I left East Berlin with an appreciation for the mess that can be left when a state gets it wrong. That’s not a political comment. The point is, regardless of ideology, the Stasi and other agents of the state were set up to protect their citizens, and they went too far. Far too far. These beaurocracies develop a life of their own, being seemingly accountable to no one. They may well have reached a point where they considered their work a sport, too.

The Stasi were looking for possible “problem” people. They aimed to protect. They operated how they liked, giving themselves authority to bug anyone, because it helped keep their country safe.

Heard that recently ?

Right.

I’d like to know more. The Stasi agent in The Lives of Others does learn more, and makes his own judgements. I’m not passing judgement, as I don’t know who is lying, or why. We need my mother’s Truth Ray. A thousand Truth Rays, a million. To not ask for the truth, to blithely accept the contradictory statements from governments and the largest companies on Earth, is to not attempt to make that leap.

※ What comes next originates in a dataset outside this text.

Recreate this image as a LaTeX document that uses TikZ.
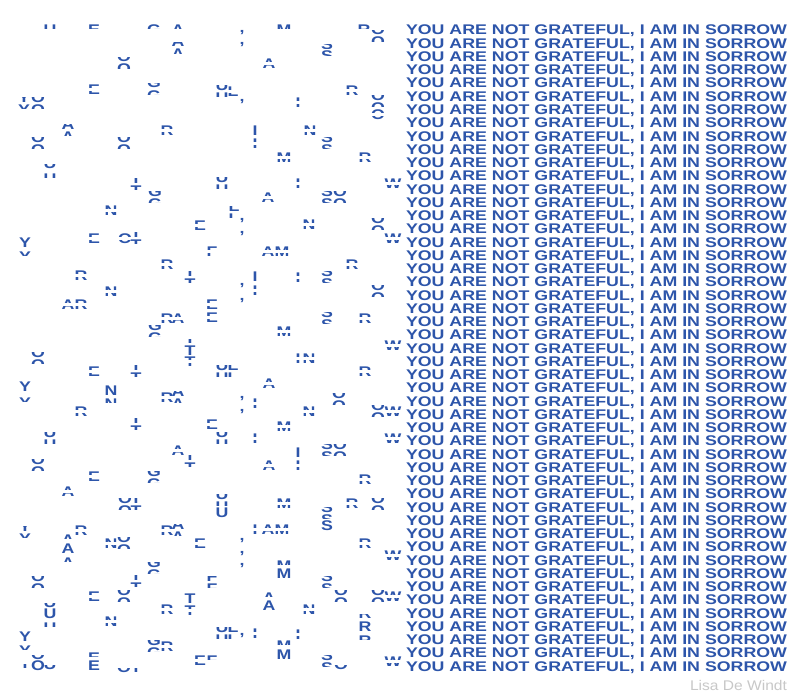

Schumann made it. Others, later, didn’t. The Wall had become higher.

Some freedoms and rights are taken for granted by those that have never known, seen, read about or understood the alternatives. Freedom of speech. The right to privacy. For such civilising concepts, wars have been fought, are being fought, and will be fought.

Is it worth throwing it all away, for free email ?

Really ?

*Wagon Wheel: a tasty chocolate-and-fondant snack from the 1970s, circular shaped, wrapped in gold foil.